Retour en Finlande pour Aki Kaurismäki, après un bref passage au Havre où put se vérifier de nouveau l’adaptabilité de son petit théâtre à d’autres climats. Peu importe le pays, il ne faut pas grand chose au réalisateur de L’Homme sans passé pour se sentir immédiatement chez lui : un trottoir engourdi par la nuit, une friche et ses grappes de hangars abandonnés, et puis quelques estaminets aux murs défraichis où des silhouettes solitaires se croisent sans s’être jamais donnés rendez-vous.
D’un film à l’autre, ce cinéma a ainsi pris l’habitude de puiser son énergie dans la substance humaine et urbaine que la société semble avoir abandonnée. La caméra de Kaurismäki ne paraît jamais plus à l’aise que dans ces inframondes en jachère, ces grands espaces négligés et repliés dans l’ombre, d’où le cinéaste dresse une estrade idéale à son art de la poésie soustractive. C’est une manière de déflorer subtilement un environnement de tous les signes du contemporain, pour mieux le perturber d’une multitude d’anachronismes et d’irrégularités absurdes. Un mélange d’épure stylisée et de naturalisme brut, qui transforme chaque plan en miniature flamboyante, à la croisée des toiles de Hopper et des cases de Hergé.
Mais si ce fonctionnement consolidé par les décennies semble imperturbable, il ne donne jamais la sensation de se faire sous cloche, jouant précisément de son atemporalité pour accueillir toutes les énergies résiduelles du monde. C’est le beau paradoxe qui continue d’alimenter la santé régulière de ce cinéma : fermé sur lui-même, le système kaurismäkien n’en paraît que plus accessible aux forces conjoncturelles qui l’entourent. Ainsi, on ne s’étonnera pas de voir le cinéaste traiter à bras-le-corps la question de l’immigration clandestine (c’était déjà le cas du Havre, mais aussi de La Vie de bohème, sa première incursion sur le territoire français). Il faut dire que la figure du réfugié a toute sa place dans la filmographie : sans domicile et sans papiers, vivotant discrètement dans les anfractuosités des faubourgs, le clandestin s’assimile naturellement à la ronde taiseuse des fantômes kaurismäkiens.

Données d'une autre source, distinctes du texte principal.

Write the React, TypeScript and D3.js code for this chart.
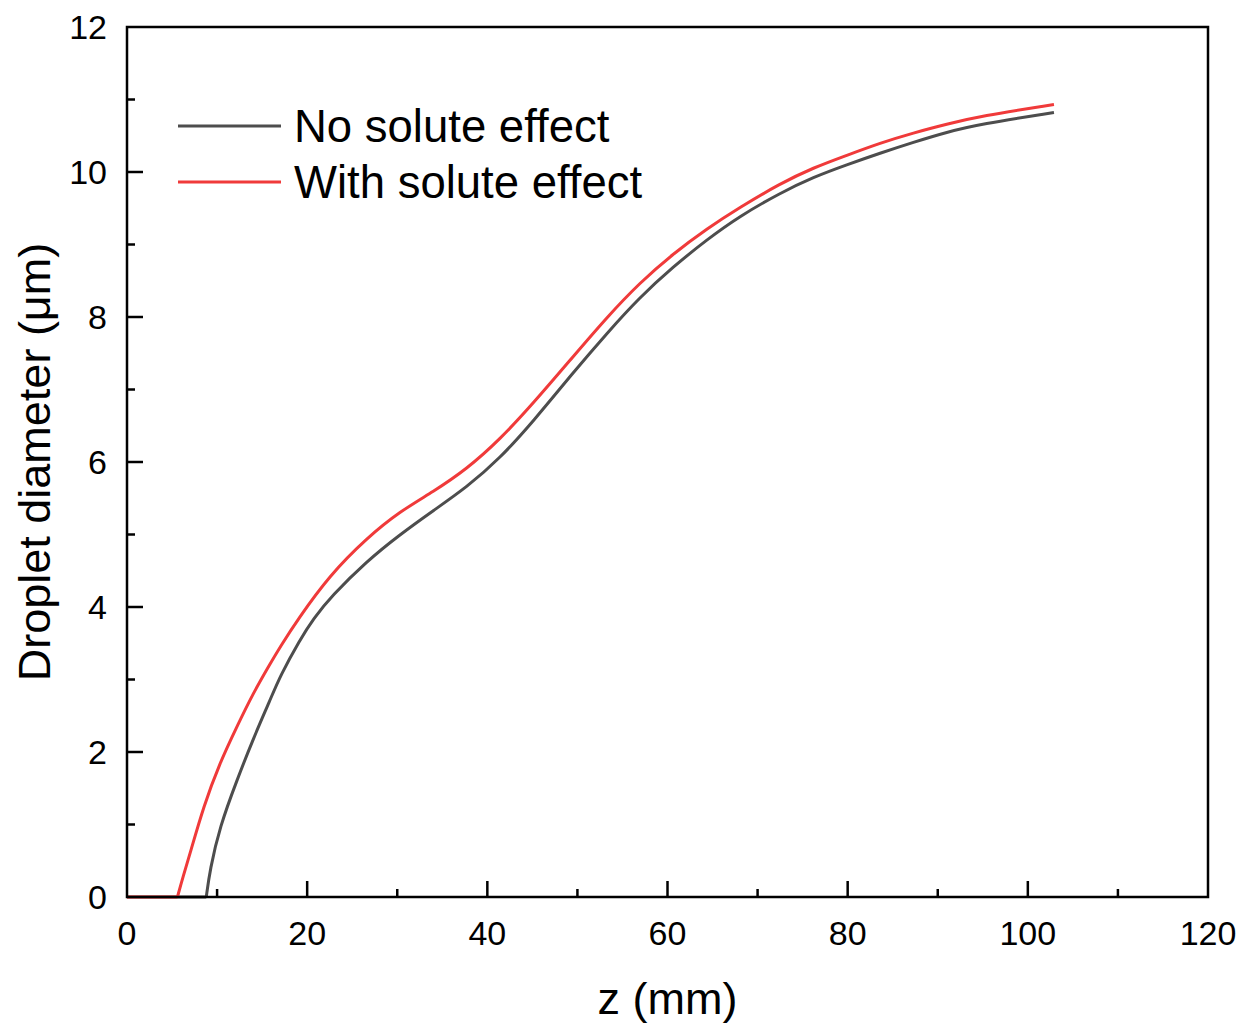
import React, { useRef, useEffect } from 'react';
import * as d3 from 'd3';

// z (mm) vs droplet diameter (um)
const zNoSolute = [0, 8.8, 9.2, 10.3, 12.2, 14, 15.9, 17, 19.2, 20.7, 22.7, 26.6, 30.3, 34, 37.7, 41.4, 45.1, 49.5, 53.3, 56.9, 60.6, 64.4, 68, 72.5, 76.2, 79.9, 83.6, 87.3, 91, 94.7, 102.9];
const dNoSolute = [0, 0, 0.37, 0.97, 1.61, 2.18, 2.72, 3.05, 3.55, 3.84, 4.15, 4.63, 5.0, 5.33, 5.65, 6.05, 6.56, 7.23, 7.78, 8.27, 8.69, 9.07, 9.39, 9.71, 9.93, 10.10, 10.26, 10.41, 10.55, 10.66, 10.82];

const zSolute = [0, 5.6, 6.2, 7, 8.5, 10.3, 12.2, 14, 15.9, 17, 18.9, 22.5, 26.6, 30.3, 34, 37.7, 41.4, 45.1, 49.5, 53.3, 56.9, 60.6, 64.4, 68, 72.5, 76.2, 79.9, 83.6, 87.3, 91, 94.7, 102.9];
const dSolute = [0, 0, 0.27, 0.6, 1.25, 1.85, 2.35, 2.81, 3.22, 3.45, 3.82, 4.44, 4.95, 5.32, 5.59, 5.90, 6.31, 6.81, 7.45, 8.0, 8.47, 8.87, 9.22, 9.51, 9.84, 10.06, 10.23, 10.40, 10.54, 10.66, 10.77, 10.93];

const seriesNames = ['No solute effect', 'With solute effect'];
const seriesColors = ['#4d4d4d', '#f03a3a'];

const xTicks = [0, 20, 40, 60, 80, 100, 120];
const yTicks = [0, 2, 4, 6, 8, 10, 12];

type Pt = { z: number; d: number };

const App = () => {
  const svgRef = useRef<SVGSVGElement>(null);
  const width = 1244, height = 1026;
  const margin = { top: 27, right: 36, bottom: 129, left: 127 };

  useEffect(() => {
    const svg = d3.select(svgRef.current);
    svg.selectAll('*').remove();
    const font = '"Liberation Sans", Arial, sans-serif';

    const innerWidth = width - margin.left - margin.right;
    const innerHeight = height - margin.top - margin.bottom;

    const x = d3.scaleLinear().domain([0, 120]).range([0, innerWidth]);
    const y = d3.scaleLinear().domain([0, 12]).range([innerHeight, 0]);

    const g = svg.append('g').attr('transform', `translate(${margin.left},${margin.top})`);

    const series: Pt[][] = [
      zNoSolute.map((z, i) => ({ z, d: dNoSolute[i] })),
      zSolute.map((z, i) => ({ z, d: dSolute[i] })),
    ];

    const flat = d3.line<Pt>().x(p => x(p.z)).y(p => y(p.d));
    const smooth = d3.line<Pt>().x(p => x(p.z)).y(p => y(p.d)).curve(d3.curveBasis);

    series.forEach((s, i) => {
      // flat part up to the kink, then the smooth rise
      const k = s.findIndex(p => p.d > 0) - 1;
      [flat(s.slice(0, k + 1)), smooth(s.slice(k))].forEach(dstr => {
        g.append('path')
          .attr('fill', 'none')
          .attr('stroke', seriesColors[i])
          .attr('stroke-width', 3)
          .attr('d', dstr);
      });
    });

    // inward ticks, minor ones between majors
    const xMinor = d3.range(10, 120, 20);
    const yMinor = d3.range(1, 12, 2);
    const tk = g.append('g').attr('stroke', '#000').attr('stroke-width', 2.5);
    xTicks.slice(1, -1).forEach(v => tk.append('line').attr('x1', x(v)).attr('x2', x(v)).attr('y1', innerHeight).attr('y2', innerHeight - 16));
    xMinor.forEach(v => tk.append('line').attr('x1', x(v)).attr('x2', x(v)).attr('y1', innerHeight).attr('y2', innerHeight - 8));
    yTicks.slice(1, -1).forEach(v => tk.append('line').attr('x1', 0).attr('x2', 16).attr('y1', y(v)).attr('y2', y(v)));
    yMinor.forEach(v => tk.append('line').attr('x1', 0).attr('x2', 8).attr('y1', y(v)).attr('y2', y(v)));

    g.append('rect')
      .attr('width', innerWidth)
      .attr('height', innerHeight)
      .attr('fill', 'none')
      .attr('stroke', '#000')
      .attr('stroke-width', 2.5);

    g.selectAll('.xl').data(xTicks).enter().append('text')
      .attr('x', d => x(d)).attr('y', innerHeight + 48)
      .attr('text-anchor', 'middle')
      .attr('font-family', font).attr('font-size', 34)
      .text(d => d);

    g.selectAll('.yl').data(yTicks).enter().append('text')
      .attr('x', -20).attr('y', d => y(d) + 12)
      .attr('text-anchor', 'end')
      .attr('font-family', font).attr('font-size', 34)
      .text(d => d);

    svg.append('text')
      .attr('x', margin.left + innerWidth / 2).attr('y', 1014)
      .attr('text-anchor', 'middle')
      .attr('font-family', font).attr('font-size', 45)
      .text('z (mm)');

    svg.append('text')
      .attr('transform', `translate(50,${margin.top + innerHeight / 2}) rotate(-90)`)
      .attr('text-anchor', 'middle')
      .attr('font-family', font).attr('font-size', 45)
      .text('Droplet diameter (\u03bcm)');

    const leg = svg.append('g');
    seriesNames.forEach((name, i) => {
      const ly = 126 + i * 56;
      leg.append('line')
        .attr('x1', 178).attr('x2', 281).attr('y1', ly).attr('y2', ly)
        .attr('stroke', seriesColors[i]).attr('stroke-width', 3);
      leg.append('text')
        .attr('x', 294).attr('y', ly + 16)
        .attr('font-family', font).attr('font-size', 45.5)
        .text(name);
    });
  }, []);

  return <svg ref={svgRef} width={width} height={height} style={{ position: 'absolute', left: 0, top: 0, background: '#fff' }} />;
};

export default App;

Dans L’Autre Côté de l’espoir, le réfugié est même littéralement un spectre, vomi dans un nuage de cendre au beau milieu de la nuit par un cargo : Khaled a fui l’enfer syrien et trouve l’hospitalité chez un ancien démarcheur, qui a profité d’une fructueuse nuit de poker pour racheter un restaurant à l’agonie. Laconique et massif, celui-ci l’aidera à changer de nom, gagner sa vie mais surtout rechercher sa soeur, perdue dans l’immensité de l’espace Schengen. Sûr de sa ligne, incapable de s’améliorer comme de se compromettre, Kaurismäki orchestre sa bohème d’automates avec cette inimitable mécanique minimaliste, où chaque personnage demeure à la fois une anomalie et un engrenage, rouage humain d’abord condamné à l’atonie des périphéries, puis articulé au gré des rencontres à la grande horlogerie de la solidarité silencieuse.
De cette mise en scène réglée comme du papier à musique, on dira peut-être qu’elle tourne en rond, à l’instar de ses vieux rockers gominés qui, en intermèdes, brament les mêmes refrains sur la rage du peuple anonyme. Et pourtant, malgré sa monotonie de vinyle rayé, ce cinéma continue d’entretenir le mystère de son extravagance, cette grâce lourde de somnambule, trainant sa musette d’optimisme sur le fil ténu de la détresse, au risque de dégringoler net et de vous tomber droit dans le coeur. À la toute fin, un homme adossé contre un arbre patiente, la main sur son ventre, une plaie grossièrement pansée en-dessous. Il scrute au loin quelque chose, l’autre côté de l’espoir peut-être, sans qu’à aucun moment l’on puisse déterminer si cet envers dissimule l’horizon d’une mort certaine, ou celle d’une existence enfin retrouvée. Eh bien c’est simple : tout le film a la douceur indécise de cette jolie scène.